I am car enthusiast and rather test cars myself than I believe what is written in reviews. I can't help myself but reading each Infiniti review in Autocar allways it has low review rating. For example interior design and quality. You wrote it is not pair to german premium A4, Beemer 3 this is not correct at all to lie to those who never sat in those cars. New A4 door panels are very cheap looking and Beemer 3 dashboard quality wise belongs to 80es. Q50 interior balance posh design with very high quality of materials. I think Infiniti cannot have high rating because it does not complies with very sober pragmatic british taste. But car is good when it has soul. No german car has a soul. They are good as a slave and that is it. Q50 has a soul for sure.
DVB78 18 January 2017

Re: Infiniti Q50 3.0

I agree with your comments Das auto.
Most magazines rave about Audi for example, yet nearly all their cars are soulless and fairly boring to drive. Its only their interiors that set them apart!
geed 23 September 2017

DVB78 wrote:

DVB78 wrote:

I agree with your comments Das auto. Most magazines rave about Audi for example, yet nearly all their cars are soulless and fairly boring to drive. Its only their interiors that set them apart!

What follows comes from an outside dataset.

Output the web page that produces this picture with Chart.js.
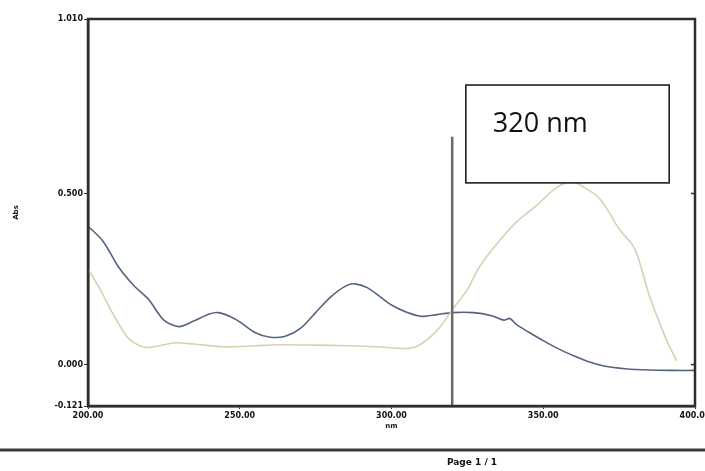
<!DOCTYPE html>
<html>
<head>
<meta charset="utf-8">
<script src="https://cdn.jsdelivr.net/npm/chart.js@4"></script>
<style>
  html, body { margin: 0; padding: 0; background: #fff; }
  #wrap { width: 705px; height: 471px; position: relative; }
</style>
</head>
<body>
<div id="wrap"><canvas id="grafico"></canvas></div>
<script>
// espectro 1 (azul)
const nmAzul = [200, 205, 210, 215, 220, 225, 230, 235, 240, 243, 247, 250, 255, 260, 265, 270, 275, 280, 285, 288, 292, 296, 300, 305, 310, 315, 320, 327, 333, 337, 339, 341, 345, 350, 355, 360, 365, 370, 377, 385, 393, 400];
const absAzul = [0.405, 0.36, 0.286, 0.232, 0.19, 0.13, 0.111, 0.128, 0.148, 0.152, 0.14, 0.125, 0.094, 0.08, 0.083, 0.106, 0.152, 0.198, 0.23, 0.236, 0.225, 0.2, 0.174, 0.153, 0.141, 0.146, 0.152, 0.152, 0.143, 0.13, 0.135, 0.118, 0.096, 0.07, 0.046, 0.026, 0.008, -0.004, -0.012, -0.016, -0.017, -0.017];

// espectro 2 (amarillo)
const nmAmarillo = [200, 204, 208, 213, 217, 220, 225, 229, 235, 245, 255, 263, 275, 285, 295, 304, 308, 312, 316, 320, 325, 329, 335, 341, 348, 354, 358, 361, 364, 368, 371, 374, 376, 379, 381, 385, 388, 391, 394];
const absAmarillo = [0.28, 0.22, 0.152, 0.08, 0.055, 0.05, 0.058, 0.064, 0.06, 0.052, 0.055, 0.058, 0.057, 0.055, 0.052, 0.047, 0.052, 0.075, 0.11, 0.16, 0.219, 0.286, 0.356, 0.415, 0.467, 0.515, 0.532, 0.53, 0.515, 0.49, 0.455, 0.41, 0.385, 0.355, 0.32, 0.2, 0.13, 0.064, 0.01];

// marcador vertical a 320 nm
const marcadorNm = [320, 320];
const marcadorAbs = [-0.121, 0.666];

const yTicks = [-0.121, 0.0, 0.5, 1.010];
const xTicks = [200, 250, 300, 350, 400];
const etiquetaCaja = "320 nm";
const cajaNm = [324.5, 391.5];
const cajaAbs = [0.531, 0.817];
const pieTexto = "Page 1 / 1";

const aPuntos = (xs, ys) => xs.map((x, i) => ({ x: x, y: ys[i] }));

const fuenteEjes = { family: "DejaVu Sans", size: 8, weight: "bold" };

const marcoPlugin = {
  id: "marco",
  afterDatasetsDraw(chart) {
    const { ctx, chartArea: a, scales } = chart;
    ctx.save();
    // marco del grafico
    ctx.strokeStyle = "#2e2e2e";
    ctx.lineWidth = 2.5;
    ctx.strokeRect(a.left, a.top, a.right - a.left, a.bottom - a.top);
    // marcas a la derecha
    ctx.lineWidth = 1.5;
    yTicks.forEach((v) => {
      const py = scales.y.getPixelForValue(v);
      ctx.beginPath();
      ctx.moveTo(a.right - 4, py);
      ctx.lineTo(a.right, py);
      ctx.stroke();
    });
    // caja de texto
    const x0 = scales.x.getPixelForValue(cajaNm[0]);
    const x1 = scales.x.getPixelForValue(cajaNm[1]);
    const y0 = scales.y.getPixelForValue(cajaAbs[1]);
    const y1 = scales.y.getPixelForValue(cajaAbs[0]);
    ctx.fillStyle = "#fff";
    ctx.fillRect(x0, y0, x1 - x0, y1 - y0);
    ctx.strokeStyle = "#111";
    ctx.lineWidth = 1.5;
    ctx.strokeRect(x0, y0, x1 - x0, y1 - y0);
    ctx.fillStyle = "#111";
    ctx.font = "27px 'Open Sans'";
    ctx.textAlign = "left";
    ctx.textBaseline = "middle";
    ctx.fillText(etiquetaCaja, x0 + 27, (y0 + y1) / 2 - 10);
    ctx.restore();
  },
  afterDraw(chart) {
    const { ctx, width } = chart;
    ctx.save();
    ctx.strokeStyle = "#3a3a3a";
    ctx.lineWidth = 3;
    ctx.beginPath();
    ctx.moveTo(0, 450);
    ctx.lineTo(width, 450);
    ctx.stroke();
    ctx.fillStyle = "#111";
    ctx.font = "bold 9px 'DejaVu Sans'";
    ctx.textAlign = "center";
    ctx.textBaseline = "middle";
    ctx.fillText(pieTexto, 472, 463);
    ctx.restore();
  },
};

const canvas = document.getElementById("grafico");

new Chart(canvas, {
  type: "scatter",
  data: {
    datasets: [
      {
        label: "marcador",
        data: aPuntos(marcadorNm, marcadorAbs),
        showLine: true,
        borderColor: "#6a6a6a",
        borderWidth: 2.5,
        pointRadius: 0,
      },
      {
        label: "amarillo",
        data: aPuntos(nmAmarillo, absAmarillo),
        showLine: true,
        borderColor: "#d6d2b0",
        borderWidth: 1.6,
        pointRadius: 0,
        tension: 0.3,
      },
      {
        label: "azul",
        data: aPuntos(nmAzul, absAzul),
        showLine: true,
        borderColor: "#55637f",
        borderWidth: 1.6,
        pointRadius: 0,
        tension: 0.3,
      },
    ],
  },
  options: {
    responsive: true,
    maintainAspectRatio: false,
    animation: false,
    layout: { padding: { top: 19, right: 10, left: 0, bottom: 0 } },
    plugins: { legend: { display: false }, tooltip: { enabled: false } },
    scales: {
      x: {
        type: "linear",
        min: 200,
        max: 400,
        afterBuildTicks: (axis) => { axis.ticks = xTicks.map((v) => ({ value: v })); },
        afterFit: (scale) => { scale.height = 65; scale.paddingLeft = 0; scale.paddingRight = 0; },
        ticks: {
          color: "#111",
          font: fuenteEjes,
          padding: 2,
          maxRotation: 0,
          autoSkip: false,
          callback: (v) => Number(v).toFixed(2),
        },
        grid: { display: true, drawOnChartArea: false, tickLength: 3, color: "#333" },
        border: { color: "#2e2e2e", width: 2.5 },
        title: { display: true, text: "nm", color: "#111", font: { family: "DejaVu Sans", size: 7, weight: "bold" }, padding: { top: 0, bottom: 41 } },
      },
      y: {
        type: "linear",
        min: -0.121,
        max: 1.010,
        afterBuildTicks: (axis) => { axis.ticks = yTicks.map((v) => ({ value: v })); },
        afterFit: (scale) => { scale.width = 88; },
        ticks: {
          color: "#111",
          font: fuenteEjes,
          padding: 1,
          autoSkip: false,
          callback: (v) => Number(v).toFixed(3),
        },
        grid: { display: true, drawOnChartArea: false, tickLength: 4, color: "#333" },
        border: { color: "#2e2e2e", width: 2.5 },
        title: { display: true, text: "Abs", color: "#111", font: { family: "DejaVu Sans", size: 7, weight: "bold" }, padding: { top: 12, bottom: 0 } },
      },
    },
  },
  plugins: [marcoPlugin],
});
</script>
</body>
</html>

You vould also add half a star to a flawed autocar reviewed car if it had an alsfa badge on it.....thats the onlt time an autocar jounalist sees character as an asset rather than a flaw. 

Got to say though I admire Infiniti for trying new technology but to implement it on their manstream car whilst trying to build the brand is a deeply flawed strategy.

Have to say though surprised that the Q30 is not more popular.....says more about the british buying public and the british motoring press' influence on them that the car itself.

Lovema75 13 January 2017

Oh dear

I never understand how some manufacturers can get it so wrong.

We don't all cars to be like BMW's, but serious failings in steering, etc are likely to be accepted by few. Does it mean that thier engineers said " that's it, absolutely perfect, we've nailed it"? Or do they know it's sub par, but put it out anyway?

And I must say that interior doesn't really look inviting to me. Looks are always subjective of course, but looking like a Nissan Sunny inside isn't going to help...

The only infinity worth looking at for me is the Q30, interestingly styled, nice inside, a sales disaster, and therefore quite cheap soon...

jer 13 January 2017

This time of year

No reasonably powerful 2wd gets traction. Would be good to get a threshold but all the 3.0 2wd bms and jags I've had have traction control intervening in winter on surprisingly little throttle. It's surface dependant as well as temperature.